I would rather have the community say "What do you mean you want to announce a result for which you haven't written down the proof?

How do you propose that the community ensures this? The only way I see that this can be enforced is by requiring the final conference versions to have full proofs.

Requiring only the conference submission versions to have full proofs won't work. I have even has a situation where I asked the authors for full proofs six months after the conference (this was for a STOC paper), and was told that they were still working on it. The incident was four years ago, and the proofs have not yet been sent to me.

Anonymous said...

How do you propose that the community ensures this? The only way I see that this can be enforced is by requiring the final conference versions to have full proofs.

One possibility is to have a public forum (some kind of comments/discussion page for each paper) where you can publicly ask the authors for specific details, or discuss various bugs and fixes in the paper. One would like to make it non-anonymous so as to try to ensure some lower bound on the quality of comments and questions.

Anonymous said...

It would be great if arXiv adds the following features (or these does not even need to be implemented by arXiv):

1. follow by rss the comments of people you choose on the papers you choose.

2. some kind of tagging system, so for example Mihai would tag the papers he finds interesting and one can easily go and take a look at them.

3. create groups of people who can then go and create their own list of papers they find interesting.

main idea would be to have some known researchers put some structure(s) on the papers, so it would not be a just a flat list of papers.

I would like to see tags like: read, verified, found interesting, ... by people I select on papers.

Mihai said...

How do you propose that the community ensures this? The only way I see that this can be enforced is by requiring the final conference versions to have full proofs. Requiring only the conference submission versions to have full proofs won't work.

I assume you meant the other way. Yes, the full version should be available at conference submission. PCs don't have an obligation to check proofs, but they sure have the right to do so if they wish.

Anonymous said...

The problem with your post is that once you require full proofs and have a system where errata are included below online accessible versions, you already have something much closer to a journal than to a CS conference. If you actually *require* that errata be published (that is don't leave it up to the authors to decide) and also that an Arxiv version is published with full explanations of anything truncated in the conference submission, then you are really almost there.

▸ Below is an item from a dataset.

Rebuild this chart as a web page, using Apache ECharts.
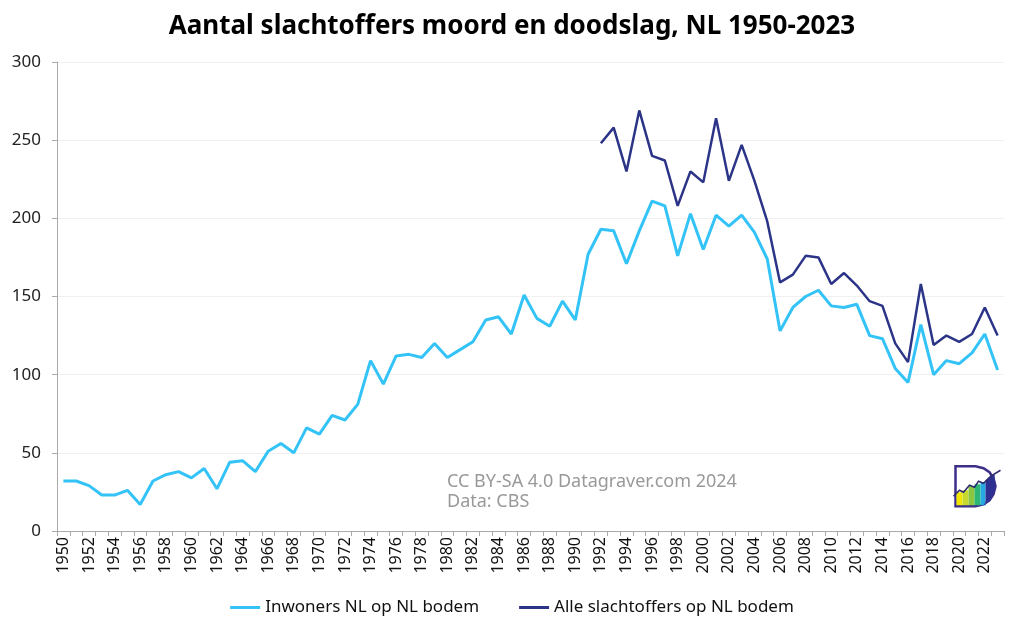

Currently we have the terrible situation where incorrect or semi-incomprehensible results (due to their compression to fit in a page limit) lie forever in the most prestigious CS proceedings and only a small clique of people "in the know" ever get to learn about the full and correct version. Unsurprisingly, that clique isn't at all bothered by the situation.

Anonymous said...

It's funny how Mihai's previous blogpost about what I see as a very important result got exactly 0 comments, while this journals/conferences post gets tens of comments. Are blog readers shallow?

Mihai said...

Once you require full proofs and have a system where errata are included below online accessible versions, you already have something much closer to a journal than to a CS conference

Great! What's the problem?

For all our complaining, TCS is a field in full bloom, which is doing pretty damn well. Wouldn't it be nice to fix the obvious things in the current system, that try to turn everything upside down and go to a system that we know has a similar number of issues?

Things are being fixed: full proofs were required at some conferences, more referees reject papers for being hard to read, page limits went away this FOCS and last SODA, etc. But there's no consistency yet, and many changes get reverse unilaterally by an apathetic PC.

The SIGACT guys should be trying to maintain these good changes consistently across PCs, instead of chasing wild goose.

Anonymous said...

Are blog readers shallow?

wrong conclusion. there is nothing to answer to the previous post. people read the post, go back to their offices and meeting rooms and try to apply/improve-upon what Mihai described. The "discussion" about Mihai's result will happen in the form of conference papers over the next year or two.

Anonymous said...

Are blog readers shallow?

Actually, this post is far more important than the previous one in the same way that a discussion on the electoral system is more relevant than a specific election (see UK 2010).

Anonymous said...

Pubzone (http://www.pubzone.org/) has initiated the idea of having people put their comments on the paper and also rate them. Although this is still very far from perfect, it would help if the community would help supporting and giving them ideas.

Anonymous said...

Why are the CS theorists so obsessed with FOCS and STOC? I know a few different sub-communities of CS, and noone else is so obsessed with their top conferences!

Mihai said...

How are we obsessed? They are simply the top conferences, so they get mentioned a lot. (Often they're just examples for conferences in general, i.e. I think all recommendations I make for STOC/FOCS should apply very well to SODA...)

As for being obsessed with top conferences, look up SIGCOMM and SIGGRAPH. We are nowhere near that level.

Piotr Indyk said...

Mihai,

Interesting post on interesting issues. Here are my 3 cents:

- Journals are not just the domain of mathematics. Most sciences and many fields of engineering are journal-oriented. This does not mean we have to use them, of course.

- To followup on anon 2:58 pm: indeed, writing two different versions (conference and journal) of a single paper is somewhat redundant. It is even more redundant to review them, since the work is not reused (a paper is not likely to be reviewed by the same person at different stages). In a sense we are lucky that few papers are submitted to journals, since otherwise we would have been stuck with up to twice the number of papers we are reviewing now.

-There is absolutely no principled reason behind slow journal turnarounds. I have had a pleasure to serve in the editorial board of IEEE Transactions on Signal Processing for a few months now, and it looks like the turnaround time is less than 3 months, on par with most TCS conferences. In fact, I believe many TCS journals have much faster turnarounds these days.


My overall feeling is that the difference between journals and conference proceedings is somewhat of a red herring. With proper fixes (such as demanding full proofs and timely reviews) we can reduce the drawbacks of each to a manageable minimum. The difference then boils down to stability vs change dilemma: journals (with relatively static editorial boards) provide the former, while conferences (with fresh PCs every year) provide the latter.

Cristian Prisacariu said...

Traveling to many conferences is extremely bad for the environment. Everyone must agree with that before any other opinions are put forward. And in this line of thought, electronic access to the papers is essential, being that a conference or a journal.